Set problem:
Return, exactly as written, the lines that start at the one holding "Recreate this image" and end at the one holding "211, 211, 205, 211, 216, 218, 220, 222]", with both of those lines kept. Skip any pictures.

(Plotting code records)
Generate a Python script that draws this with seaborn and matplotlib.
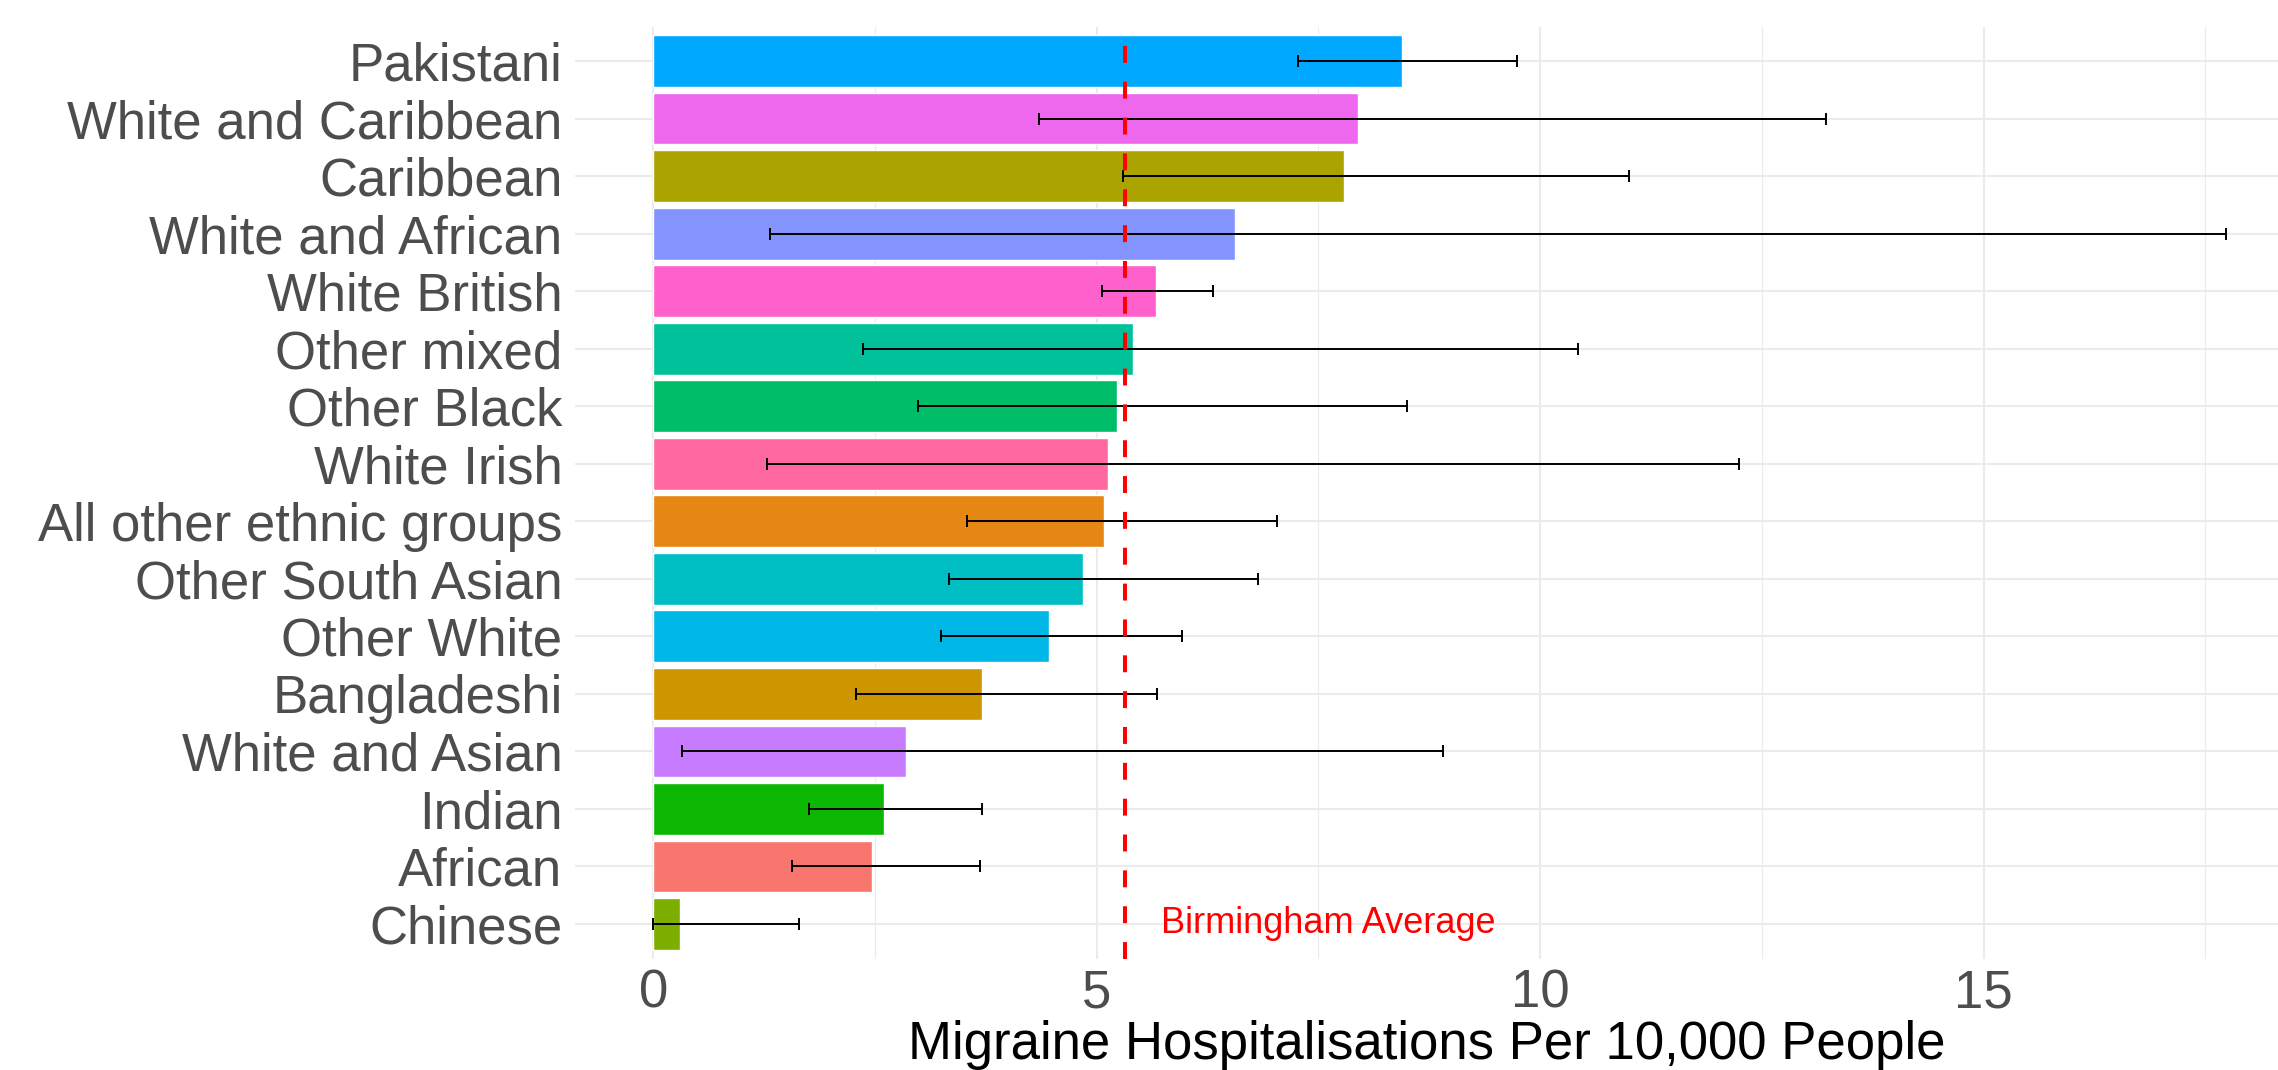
import numpy as np
import pandas as pd
import matplotlib
matplotlib.use("Agg")
import matplotlib.pyplot as plt
import seaborn as sns

# donnees (ordre du haut vers le bas)
groups = ["Pakistani", "White and Caribbean", "Caribbean", "White and African",
          "White British", "Other mixed", "Other Black", "White Irish",
          "All other ethnic groups", "Other South Asian", "Other White",
          "Bangladeshi", "White and Asian", "Indian", "African", "Chinese"]
rate = [8.44, 7.94, 7.79, 6.56, 5.67, 5.41, 5.23, 5.13, 5.08, 4.84, 4.46,
        3.71, 2.85, 2.60, 2.47, 0.30]
lower = [7.27, 4.35, 5.30, 1.32, 5.06, 2.36, 2.98, 1.28, 3.54, 3.33, 3.24,
         2.28, 0.32, 1.76, 1.56, 0.00]
upper = [9.74, 13.22, 11.00, 17.73, 6.31, 10.43, 8.50, 12.24, 7.03, 6.82, 5.96,
         5.68, 8.90, 3.70, 3.68, 1.64]
birmingham_avg = 5.32

colours = ["#00A9FF", "#ED68ED", "#ABA300", "#8494FF", "#FF61CC", "#00C19A",
           "#00BE67", "#FF68A1", "#E68613", "#00BFC4", "#00B8E7", "#CD9600",
           "#C77CFF", "#0CB702", "#F8766D", "#7CAE00"]

df = pd.DataFrame({"group": groups, "rate": rate, "lower": lower, "upper": upper})
palette = dict(zip(groups, colours))

sns.set_style("white")
plt.rcParams["font.family"] = ["Liberation Sans", "DejaVu Sans"]

fig = plt.figure(figsize=(22.78, 10.70), dpi=100)
ax = fig.add_axes([575 / 2278, 111.5 / 1070, 1 - 575 / 2278, 932 / 1070])

sns.barplot(data=df, x="rate", y="group", hue="group", palette=palette,
            order=groups, width=0.9, saturation=1, errorbar=None,
            legend=False, ax=ax, zorder=2)

# barres d'erreur
pos = np.arange(len(groups))
ax.errorbar(df["rate"], pos,
            xerr=[df["rate"] - df["lower"], df["upper"] - df["rate"]],
            fmt="none", ecolor="black", elinewidth=1.4, capsize=4.4,
            capthick=1.4, zorder=3)

# moyenne de Birmingham
ax.axvline(birmingham_avg, color="#FF0000", lw=2.9, ls=(0, (4.2, 4.7)), zorder=4)
ax.text(birmingham_avg + 0.4, pos[-1], "Birmingham Average", color="#FF0000",
        fontsize=26, ha="left", va="center", zorder=5)

ax.set_xlim(-0.884, 18.32)
ax.set_ylim(len(groups) - 1 + 0.6, -0.6)
ax.set_xticks([0, 5, 10, 15])
ax.set_xticks([2.5, 7.5, 12.5, 17.5], minor=True)

ax.grid(True, which="major", color="#EBEBEB", lw=1.5, zorder=0)
ax.grid(True, which="minor", axis="x", color="#EBEBEB", lw=0.8, zorder=0)
ax.set_axisbelow(True)
for s in ax.spines.values():
    s.set_visible(False)

ax.tick_params(axis="both", which="both", length=0, labelsize=38,
               labelcolor="#4D4D4D")
ax.tick_params(axis="y", pad=9)
ax.tick_params(axis="x", pad=7)
ax.set_ylabel("")
ax.set_xlabel("Migraine Hospitalisations Per 10,000 People", fontsize=38,
              color="black", labelpad=1)

fig.savefig("out.png", dpi=100)
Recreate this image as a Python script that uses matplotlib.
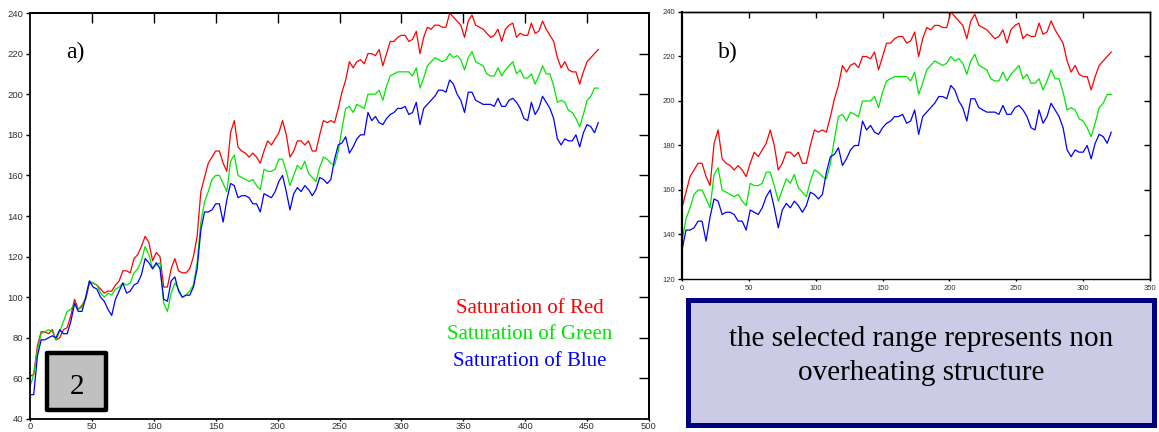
import matplotlib
matplotlib.use('Agg')
import matplotlib.pyplot as plt
import numpy as np
from matplotlib.patches import Rectangle

#---------------------------------------------------------------------------
#                               DATA
#---------------------------------------------------------------------------

# sample position along the profile (every 3 units)
position = np.arange(0, 460, 3)

sat_red = [61, 62, 76, 83, 83, 82, 84, 79, 80, 84, 85, 91, 99, 94, 96, 99, 107, 107, 106, 104,
           102, 103, 103, 106, 108, 113, 113, 112, 119, 121, 125, 130, 127, 118, 122, 120, 105, 105, 114, 119,
           113, 112, 112, 114, 120, 130,
           152, 159, 166, 169, 172, 172, 166, 162, 181, 187,
           174, 172, 171, 169, 171, 169, 166, 172, 177, 175,
           178, 181, 187, 180, 169, 172, 177, 177, 175, 177,
           172, 172, 180, 187, 186, 187, 186, 193, 201, 207,
           216, 213, 216, 217, 215, 220, 220, 219, 222, 214,
           220, 226, 226, 228, 229, 229, 226, 227, 231, 220,
           228, 233, 232, 234, 234, 233, 233, 240, 238, 236,
           234, 228, 236, 239, 234, 233, 232, 230, 228, 229,
           232, 226, 232, 234, 235, 228, 230, 229, 229, 235,
           230, 231, 236, 232, 229, 226, 218, 213, 216, 212,
           211, 211, 205, 211, 216, 218, 220, 222]

sat_green = [56, 62, 74, 82, 83, 84, 83, 79, 83, 88, 93, 94, 97, 94, 95, 100, 108, 107, 106, 102,
             100, 102, 101, 104, 105, 107, 106, 107, 112, 114, 118, 125, 121, 114, 116, 117, 97, 93, 102, 107,
             104, 100, 101, 103, 106, 117,
             137, 147, 152, 158, 160, 160, 156, 152, 167, 170,
             160, 159, 158, 157, 158, 155, 153, 163, 162, 162,
             163, 168, 168, 162, 155, 160, 165, 163, 167, 161,
             159, 157, 164, 169, 168, 166, 165, 172, 183, 193,
             194, 191, 195, 194, 193, 200, 200, 200, 202, 197,
             204, 209, 210, 211, 211, 211, 211, 209, 213, 203,
             208, 214, 216, 218, 217, 216, 217, 220, 218, 219,
             217, 212, 218, 221, 216, 215, 214, 210, 209, 209,
             213, 209, 212, 214, 216, 210, 212, 208, 208, 210,
             205, 209, 214, 210, 210, 204, 196, 197, 196, 192,
             191, 188, 184, 190, 197, 199, 203, 203]

sat_blue = [52, 52, 71, 79, 79, 80, 81, 80, 84, 82, 82, 88, 97, 93, 93, 100, 108, 105, 104, 100,
            98, 94, 91, 99, 103, 107, 102, 103, 106, 107, 111, 119, 117, 114, 117, 114, 99, 98, 108, 110,
            103, 100, 101, 101, 105, 114,
            133, 142, 142, 143, 146, 146, 137, 148, 156, 155,
            149, 150, 150, 149, 146, 146, 142, 151, 150, 149,
            152, 157, 160, 152, 143, 151, 154, 152, 155, 153,
            150, 153, 159, 158, 156, 158, 168, 175, 176, 179,
            171, 174, 178, 180, 180, 191, 187, 189, 186, 185,
            188, 190, 191, 193, 193, 194, 190, 191, 196, 185,
            193, 195, 197, 199, 202, 202, 201, 207, 205, 200,
            197, 191, 201, 201, 197, 196, 195, 195, 195, 194,
            198, 194, 194, 197, 198, 196, 193, 188, 187, 196,
            190, 193, 199, 196, 193, 188, 178, 175, 178, 177,
            177, 180, 174, 181, 185, 184, 181, 186]

# start of the selected range (non overheating part)
range_start = 46

legend_labels = ['Saturation of Red', 'Saturation of Green', 'Saturation of Blue']
colors = ['#ff0000', '#00e600', '#0000ff']

#---------------------------------------------------------------------------
#                               FIGURE
#---------------------------------------------------------------------------

fig = plt.figure(figsize=(11.59, 4.32), dpi=100)
serif = 'Liberation Serif'
sans = 'Liberation Sans'


def frame(ax, xticks, yticks, size, in_len, lw):
    ax.set_xticks(xticks)
    ax.set_yticks(yticks)
    for s in ax.spines.values():
        s.set_linewidth(lw)
    ax.tick_params(axis='y', direction='out', length=3, width=1, labelsize=size, pad=2,
                   labelcolor='#333333')
    ax.tick_params(axis='x', direction='out', length=1.5, width=1, labelsize=size, pad=0.5,
                   labelcolor='#333333')
    for lab in ax.get_xticklabels() + ax.get_yticklabels():
        lab.set_family(sans)
    top = ax.secondary_xaxis('top')
    top.set_xticks(xticks[1:-1])
    top.tick_params(direction='in', length=in_len, width=1, labeltop=False)
    right = ax.secondary_yaxis('right')
    right.set_yticks(yticks[1:-1])
    right.tick_params(direction='in', length=in_len, width=1, labelright=False)
    top.spines['top'].set_linewidth(lw)
    right.spines['right'].set_linewidth(lw)


# a) full profile ---------------------------------------------------------
ax1 = fig.add_axes([30 / 1159, 13 / 432, 619 / 1159, 406 / 432])
series = [sat_red, sat_green, sat_blue]
for vals, c in zip(series, colors):
    ax1.plot(position, vals, color=c, linewidth=0.9)
ax1.set_xlim(0, 500)
ax1.set_ylim(40, 240)
frame(ax1, np.arange(0, 501, 50), np.arange(40, 241, 20), 6.8, 7, 1.3)
ax1.text(37, 220.5, 'a)', fontsize=17, family=serif, ha='center', va='center')

for k, (lab, c) in enumerate(zip(legend_labels, colors)):
    ax1.text(0.808, 0.272 - k * 0.065, lab, color=c, fontsize=15, family=serif,
             ha='center', va='center', transform=ax1.transAxes)

# b) selected range -------------------------------------------------------
ax2 = fig.add_axes([682 / 1159, 153 / 432, 468 / 1159, 267 / 432])
for vals, c in zip(series, colors):
    ax2.plot(position[range_start:] - position[range_start], vals[range_start:],
             color=c, linewidth=0.9)
ax2.set_xlim(0, 350)
ax2.set_ylim(120, 240)
frame(ax2, np.arange(0, 351, 50), np.arange(120, 241, 20), 5.5, 4, 1.0)
ax2.tick_params(axis='x', pad=3)
ax2.spines['left'].set_linewidth(1.6)
ax2.text(34, 222, 'b)', fontsize=17, family=serif, ha='center', va='center')

# boxes -------------------------------------------------------------------
fig.add_artist(Rectangle((47 / 1159, 22 / 432), 59 / 1159, 57 / 432,
                         transform=fig.transFigure, facecolor='#c0c0c0',
                         edgecolor='black', linewidth=3.2, joinstyle='round'))
fig.text(77 / 1159, 1 - 387 / 432, '2', fontsize=21, family=serif,
         ha='center', va='center')

fig.add_artist(Rectangle((688 / 1159, 7 / 432), 466 / 1159, 125 / 432,
                         transform=fig.transFigure, facecolor='#cbcbe6',
                         edgecolor='#000080', linewidth=3.6))
fig.text(921 / 1159, 1 - 356 / 432, 'the selected range represents non\noverheating structure',
         fontsize=21, family=serif, ha='center', va='center', linespacing=1.45)

plt.savefig('out.png', dpi=100)
plt.close()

Output for this task:
Recreate this image as a Python script that uses matplotlib.
import matplotlib
matplotlib.use('Agg')
import matplotlib.pyplot as plt
import numpy as np
from matplotlib.patches import Rectangle

#---------------------------------------------------------------------------
#                               DATA
#---------------------------------------------------------------------------

# sample position along the profile (every 3 units)
position = np.arange(0, 460, 3)

sat_red = [61, 62, 76, 83, 83, 82, 84, 79, 80, 84, 85, 91, 99, 94, 96, 99, 107, 107, 106, 104,
           102, 103, 103, 106, 108, 113, 113, 112, 119, 121, 125, 130, 127, 118, 122, 120, 105, 105, 114, 119,
           113, 112, 112, 114, 120, 130,
           152, 159, 166, 169, 172, 172, 166, 162, 181, 187,
           174, 172, 171, 169, 171, 169, 166, 172, 177, 175,
           178, 181, 187, 180, 169, 172, 177, 177, 175, 177,
           172, 172, 180, 187, 186, 187, 186, 193, 201, 207,
           216, 213, 216, 217, 215, 220, 220, 219, 222, 214,
           220, 226, 226, 228, 229, 229, 226, 227, 231, 220,
           228, 233, 232, 234, 234, 233, 233, 240, 238, 236,
           234, 228, 236, 239, 234, 233, 232, 230, 228, 229,
           232, 226, 232, 234, 235, 228, 230, 229, 229, 235,
           230, 231, 236, 232, 229, 226, 218, 213, 216, 212,
           211, 211, 205, 211, 216, 218, 220, 222]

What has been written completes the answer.